Exercise task -
Give a verbatim copy of the lines below, minus the pictures.

Given material -
----
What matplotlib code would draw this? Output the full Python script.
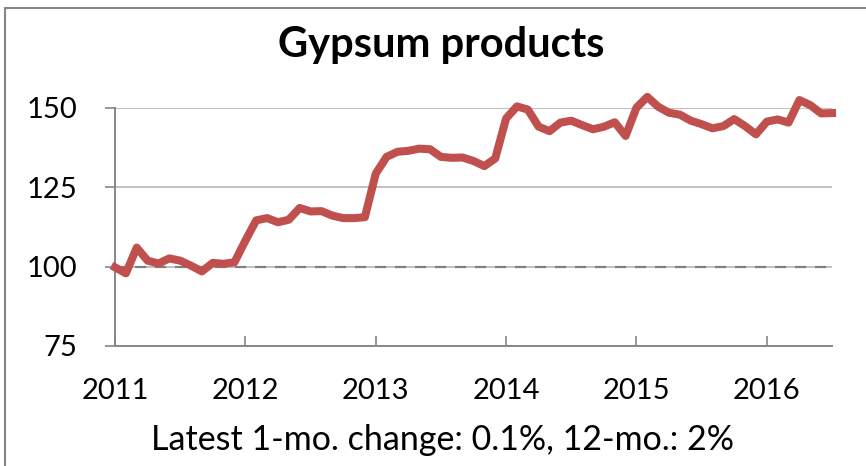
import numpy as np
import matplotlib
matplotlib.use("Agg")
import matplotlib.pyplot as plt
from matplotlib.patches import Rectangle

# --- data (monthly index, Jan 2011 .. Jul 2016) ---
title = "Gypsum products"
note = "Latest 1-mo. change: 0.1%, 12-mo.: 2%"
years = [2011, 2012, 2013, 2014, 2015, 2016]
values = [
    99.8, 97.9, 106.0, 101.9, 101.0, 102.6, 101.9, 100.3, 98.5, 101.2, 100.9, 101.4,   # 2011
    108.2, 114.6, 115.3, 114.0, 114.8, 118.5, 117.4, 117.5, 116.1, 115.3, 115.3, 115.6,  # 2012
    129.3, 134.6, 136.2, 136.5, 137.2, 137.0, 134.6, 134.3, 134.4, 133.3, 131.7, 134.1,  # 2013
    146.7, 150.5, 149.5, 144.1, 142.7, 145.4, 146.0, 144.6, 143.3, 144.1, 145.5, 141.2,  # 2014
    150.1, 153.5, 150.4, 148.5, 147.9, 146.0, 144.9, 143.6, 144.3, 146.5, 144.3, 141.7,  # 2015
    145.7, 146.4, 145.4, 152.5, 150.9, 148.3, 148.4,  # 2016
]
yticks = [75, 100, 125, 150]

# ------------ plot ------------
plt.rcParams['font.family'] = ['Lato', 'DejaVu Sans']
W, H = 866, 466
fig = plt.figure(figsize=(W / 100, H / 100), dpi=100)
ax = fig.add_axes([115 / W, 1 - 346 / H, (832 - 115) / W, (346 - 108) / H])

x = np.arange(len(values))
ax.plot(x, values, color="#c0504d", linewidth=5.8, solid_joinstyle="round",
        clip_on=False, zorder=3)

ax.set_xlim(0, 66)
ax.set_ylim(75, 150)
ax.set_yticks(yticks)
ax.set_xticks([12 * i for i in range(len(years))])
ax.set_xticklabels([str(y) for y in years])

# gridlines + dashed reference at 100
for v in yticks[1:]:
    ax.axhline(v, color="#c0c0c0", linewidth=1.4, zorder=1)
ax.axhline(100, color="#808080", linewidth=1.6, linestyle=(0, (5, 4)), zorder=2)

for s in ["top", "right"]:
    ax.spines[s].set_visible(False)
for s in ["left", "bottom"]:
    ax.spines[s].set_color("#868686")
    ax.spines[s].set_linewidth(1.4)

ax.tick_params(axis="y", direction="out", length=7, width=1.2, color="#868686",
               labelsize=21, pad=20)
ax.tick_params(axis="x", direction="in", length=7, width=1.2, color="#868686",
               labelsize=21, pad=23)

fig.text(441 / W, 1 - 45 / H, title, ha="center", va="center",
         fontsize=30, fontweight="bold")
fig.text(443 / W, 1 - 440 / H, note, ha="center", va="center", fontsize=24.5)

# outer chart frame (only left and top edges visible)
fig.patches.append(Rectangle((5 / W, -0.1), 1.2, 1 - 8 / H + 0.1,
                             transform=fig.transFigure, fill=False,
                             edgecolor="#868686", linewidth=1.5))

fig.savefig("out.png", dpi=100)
----
The completed task -
What matplotlib code would draw this? Output the full Python script.
import numpy as np
import matplotlib
matplotlib.use("Agg")
import matplotlib.pyplot as plt
from matplotlib.patches import Rectangle

# --- data (monthly index, Jan 2011 .. Jul 2016) ---
title = "Gypsum products"
note = "Latest 1-mo. change: 0.1%, 12-mo.: 2%"
years = [2011, 2012, 2013, 2014, 2015, 2016]
values = [
    99.8, 97.9, 106.0, 101.9, 101.0, 102.6, 101.9, 100.3, 98.5, 101.2, 100.9, 101.4,   # 2011
    108.2, 114.6, 115.3, 114.0, 114.8, 118.5, 117.4, 117.5, 116.1, 115.3, 115.3, 115.6,  # 2012
    129.3, 134.6, 136.2, 136.5, 137.2, 137.0, 134.6, 134.3, 134.4, 133.3, 131.7, 134.1,  # 2013
    146.7, 150.5, 149.5, 144.1, 142.7, 145.4, 146.0, 144.6, 143.3, 144.1, 145.5, 141.2,  # 2014
    150.1, 153.5, 150.4, 148.5, 147.9, 146.0, 144.9, 143.6, 144.3, 146.5, 144.3, 141.7,  # 2015
    145.7, 146.4, 145.4, 152.5, 150.9, 148.3, 148.4,  # 2016
]
yticks = [75, 100, 125, 150]

# ------------ plot ------------
plt.rcParams['font.family'] = ['Lato', 'DejaVu Sans']
W, H = 866, 466
fig = plt.figure(figsize=(W / 100, H / 100), dpi=100)
ax = fig.add_axes([115 / W, 1 - 346 / H, (832 - 115) / W, (346 - 108) / H])

x = np.arange(len(values))
ax.plot(x, values, color="#c0504d", linewidth=5.8, solid_joinstyle="round",
        clip_on=False, zorder=3)

ax.set_xlim(0, 66)
ax.set_ylim(75, 150)
ax.set_yticks(yticks)
ax.set_xticks([12 * i for i in range(len(years))])
ax.set_xticklabels([str(y) for y in years])

# gridlines + dashed reference at 100
for v in yticks[1:]:
    ax.axhline(v, color="#c0c0c0", linewidth=1.4, zorder=1)
ax.axhline(100, color="#808080", linewidth=1.6, linestyle=(0, (5, 4)), zorder=2)

for s in ["top", "right"]:
    ax.spines[s].set_visible(False)
for s in ["left", "bottom"]:
    ax.spines[s].set_color("#868686")
    ax.spines[s].set_linewidth(1.4)

ax.tick_params(axis="y", direction="out", length=7, width=1.2, color="#868686",
               labelsize=21, pad=20)
ax.tick_params(axis="x", direction="in", length=7, width=1.2, color="#868686",
               labelsize=21, pad=23)

fig.text(441 / W, 1 - 45 / H, title, ha="center", va="center",
         fontsize=30, fontweight="bold")
fig.text(443 / W, 1 - 440 / H, note, ha="center", va="center", fontsize=24.5)

# outer chart frame (only left and top edges visible)
fig.patches.append(Rectangle((5 / W, -0.1), 1.2, 1 - 8 / H + 0.1,
                             transform=fig.transFigure, fill=False,
                             edgecolor="#868686", linewidth=1.5))

fig.savefig("out.png", dpi=100)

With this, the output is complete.